> _Requirements_
Starting at the first line of the listing below, repeat each line up to and including the one containing "const xTicks = [2015,2020,2025,2030,2035,2040,2045,2050];". Leave out pictures.

◆ ◆ ◆ ◆ ◆

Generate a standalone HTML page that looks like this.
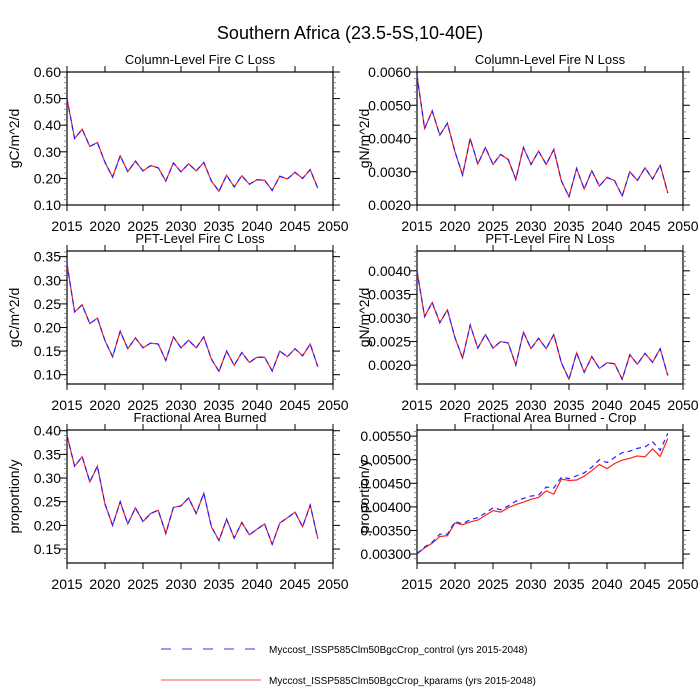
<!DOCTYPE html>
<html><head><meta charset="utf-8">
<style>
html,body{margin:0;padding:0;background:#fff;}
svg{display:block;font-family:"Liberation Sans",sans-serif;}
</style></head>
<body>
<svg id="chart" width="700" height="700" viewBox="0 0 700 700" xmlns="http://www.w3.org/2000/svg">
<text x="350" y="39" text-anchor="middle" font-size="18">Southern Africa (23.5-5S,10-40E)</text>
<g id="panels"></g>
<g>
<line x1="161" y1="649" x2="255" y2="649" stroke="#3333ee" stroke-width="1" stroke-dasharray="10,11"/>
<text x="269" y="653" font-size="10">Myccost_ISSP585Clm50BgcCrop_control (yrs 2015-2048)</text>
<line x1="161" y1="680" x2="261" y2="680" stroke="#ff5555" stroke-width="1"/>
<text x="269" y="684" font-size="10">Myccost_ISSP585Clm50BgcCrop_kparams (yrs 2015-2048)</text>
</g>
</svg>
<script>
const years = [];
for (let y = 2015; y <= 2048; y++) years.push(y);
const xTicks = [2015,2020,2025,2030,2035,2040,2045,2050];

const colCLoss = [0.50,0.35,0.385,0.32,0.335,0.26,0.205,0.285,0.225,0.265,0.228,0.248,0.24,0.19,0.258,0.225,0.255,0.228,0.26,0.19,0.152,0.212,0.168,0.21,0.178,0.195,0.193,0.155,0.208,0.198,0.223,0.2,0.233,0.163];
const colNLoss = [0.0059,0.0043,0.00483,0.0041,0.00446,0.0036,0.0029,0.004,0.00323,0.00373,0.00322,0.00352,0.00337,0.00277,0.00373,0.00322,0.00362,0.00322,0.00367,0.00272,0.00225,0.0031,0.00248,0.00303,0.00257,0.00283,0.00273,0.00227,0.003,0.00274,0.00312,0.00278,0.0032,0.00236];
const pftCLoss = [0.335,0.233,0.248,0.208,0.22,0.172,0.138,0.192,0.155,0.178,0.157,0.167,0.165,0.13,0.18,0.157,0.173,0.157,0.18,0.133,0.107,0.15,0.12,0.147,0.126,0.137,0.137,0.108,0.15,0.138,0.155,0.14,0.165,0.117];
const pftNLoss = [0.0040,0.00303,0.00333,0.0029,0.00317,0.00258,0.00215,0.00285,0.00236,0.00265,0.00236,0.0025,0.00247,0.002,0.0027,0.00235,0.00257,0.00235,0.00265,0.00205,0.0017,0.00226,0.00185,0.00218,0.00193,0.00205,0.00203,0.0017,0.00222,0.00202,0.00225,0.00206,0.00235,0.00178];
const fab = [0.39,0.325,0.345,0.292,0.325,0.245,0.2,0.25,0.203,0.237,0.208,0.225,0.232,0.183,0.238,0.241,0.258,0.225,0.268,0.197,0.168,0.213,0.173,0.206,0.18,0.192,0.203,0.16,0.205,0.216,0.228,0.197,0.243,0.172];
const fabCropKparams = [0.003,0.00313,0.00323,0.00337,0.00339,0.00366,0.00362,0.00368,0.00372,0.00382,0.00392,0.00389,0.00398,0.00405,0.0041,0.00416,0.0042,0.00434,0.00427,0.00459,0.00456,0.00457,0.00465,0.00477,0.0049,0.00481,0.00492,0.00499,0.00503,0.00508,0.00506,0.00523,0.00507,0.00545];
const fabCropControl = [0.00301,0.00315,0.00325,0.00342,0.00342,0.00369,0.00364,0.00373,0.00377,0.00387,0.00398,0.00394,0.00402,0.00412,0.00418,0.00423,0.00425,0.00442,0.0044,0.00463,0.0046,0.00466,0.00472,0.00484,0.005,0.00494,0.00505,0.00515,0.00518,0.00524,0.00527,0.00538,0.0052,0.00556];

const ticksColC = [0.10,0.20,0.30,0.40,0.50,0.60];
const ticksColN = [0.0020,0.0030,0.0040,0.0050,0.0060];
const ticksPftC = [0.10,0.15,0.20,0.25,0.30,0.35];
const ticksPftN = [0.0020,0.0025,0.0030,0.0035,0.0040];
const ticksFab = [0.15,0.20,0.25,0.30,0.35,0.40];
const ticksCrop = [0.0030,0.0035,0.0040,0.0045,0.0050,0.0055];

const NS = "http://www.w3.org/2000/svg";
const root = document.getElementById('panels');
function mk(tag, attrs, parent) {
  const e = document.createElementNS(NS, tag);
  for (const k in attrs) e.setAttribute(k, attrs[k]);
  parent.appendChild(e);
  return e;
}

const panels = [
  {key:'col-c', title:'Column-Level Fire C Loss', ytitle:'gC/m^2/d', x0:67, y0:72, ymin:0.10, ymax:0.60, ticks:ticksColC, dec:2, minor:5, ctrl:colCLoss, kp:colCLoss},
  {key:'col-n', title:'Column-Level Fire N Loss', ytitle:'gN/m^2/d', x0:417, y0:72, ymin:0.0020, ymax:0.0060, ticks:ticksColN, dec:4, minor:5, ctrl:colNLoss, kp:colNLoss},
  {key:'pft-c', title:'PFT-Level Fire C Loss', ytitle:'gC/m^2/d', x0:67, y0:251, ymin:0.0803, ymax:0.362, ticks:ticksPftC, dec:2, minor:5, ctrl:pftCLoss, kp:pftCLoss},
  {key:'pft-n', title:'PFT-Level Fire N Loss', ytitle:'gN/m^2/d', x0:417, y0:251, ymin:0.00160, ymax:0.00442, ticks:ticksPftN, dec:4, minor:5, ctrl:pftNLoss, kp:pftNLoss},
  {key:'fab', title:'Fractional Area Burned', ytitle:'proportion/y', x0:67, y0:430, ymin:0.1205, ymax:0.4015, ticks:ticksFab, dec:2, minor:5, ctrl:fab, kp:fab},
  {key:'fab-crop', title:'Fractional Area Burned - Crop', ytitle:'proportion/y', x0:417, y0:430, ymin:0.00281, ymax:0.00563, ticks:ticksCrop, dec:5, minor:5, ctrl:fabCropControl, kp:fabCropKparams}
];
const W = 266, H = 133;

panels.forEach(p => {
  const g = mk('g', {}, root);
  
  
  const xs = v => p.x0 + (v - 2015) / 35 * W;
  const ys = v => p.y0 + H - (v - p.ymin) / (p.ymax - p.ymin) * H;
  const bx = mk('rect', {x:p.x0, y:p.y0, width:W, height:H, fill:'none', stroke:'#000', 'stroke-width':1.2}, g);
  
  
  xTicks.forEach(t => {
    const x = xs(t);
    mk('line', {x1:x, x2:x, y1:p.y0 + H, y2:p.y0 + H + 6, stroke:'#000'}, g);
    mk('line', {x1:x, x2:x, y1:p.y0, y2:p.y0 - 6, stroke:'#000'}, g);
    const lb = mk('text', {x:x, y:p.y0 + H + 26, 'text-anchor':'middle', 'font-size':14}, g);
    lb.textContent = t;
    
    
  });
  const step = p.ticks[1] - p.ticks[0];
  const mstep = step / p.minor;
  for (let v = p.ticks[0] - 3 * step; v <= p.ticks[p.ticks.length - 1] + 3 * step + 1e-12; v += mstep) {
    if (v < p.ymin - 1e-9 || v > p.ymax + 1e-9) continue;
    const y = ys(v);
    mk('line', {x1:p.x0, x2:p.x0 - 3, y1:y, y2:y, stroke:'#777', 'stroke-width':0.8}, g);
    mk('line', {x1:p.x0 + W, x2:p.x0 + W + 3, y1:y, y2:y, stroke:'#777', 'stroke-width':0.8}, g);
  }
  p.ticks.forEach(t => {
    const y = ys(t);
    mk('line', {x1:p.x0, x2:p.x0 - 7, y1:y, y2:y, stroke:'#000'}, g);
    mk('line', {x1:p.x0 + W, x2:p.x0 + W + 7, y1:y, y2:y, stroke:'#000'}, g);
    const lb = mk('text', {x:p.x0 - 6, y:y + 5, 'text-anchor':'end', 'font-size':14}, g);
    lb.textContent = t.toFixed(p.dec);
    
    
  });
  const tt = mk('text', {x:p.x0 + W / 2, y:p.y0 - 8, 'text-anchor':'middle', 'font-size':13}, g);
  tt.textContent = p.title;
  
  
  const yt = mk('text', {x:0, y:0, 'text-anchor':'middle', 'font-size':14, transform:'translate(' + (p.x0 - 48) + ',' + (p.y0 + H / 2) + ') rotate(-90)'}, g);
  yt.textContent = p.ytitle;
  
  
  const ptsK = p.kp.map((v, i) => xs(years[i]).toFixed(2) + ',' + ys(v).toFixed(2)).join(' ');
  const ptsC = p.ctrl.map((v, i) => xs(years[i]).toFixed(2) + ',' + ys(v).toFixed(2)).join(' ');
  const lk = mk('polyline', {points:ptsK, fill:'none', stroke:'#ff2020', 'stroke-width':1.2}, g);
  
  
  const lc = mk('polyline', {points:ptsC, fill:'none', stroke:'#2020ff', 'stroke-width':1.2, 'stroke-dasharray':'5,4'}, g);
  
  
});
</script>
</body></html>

◆ ◆ ◆ ◆ ◆

> _Exercise solution_
Generate a standalone HTML page that looks like this.
<!DOCTYPE html>
<html><head><meta charset="utf-8">
<style>
html,body{margin:0;padding:0;background:#fff;}
svg{display:block;font-family:"Liberation Sans",sans-serif;}
</style></head>
<body>
<svg id="chart" width="700" height="700" viewBox="0 0 700 700" xmlns="http://www.w3.org/2000/svg">
<text x="350" y="39" text-anchor="middle" font-size="18">Southern Africa (23.5-5S,10-40E)</text>
<g id="panels"></g>
<g>
<line x1="161" y1="649" x2="255" y2="649" stroke="#3333ee" stroke-width="1" stroke-dasharray="10,11"/>
<text x="269" y="653" font-size="10">Myccost_ISSP585Clm50BgcCrop_control (yrs 2015-2048)</text>
<line x1="161" y1="680" x2="261" y2="680" stroke="#ff5555" stroke-width="1"/>
<text x="269" y="684" font-size="10">Myccost_ISSP585Clm50BgcCrop_kparams (yrs 2015-2048)</text>
</g>
</svg>
<script>
const years = [];
for (let y = 2015; y <= 2048; y++) years.push(y);
const xTicks = [2015,2020,2025,2030,2035,2040,2045,2050];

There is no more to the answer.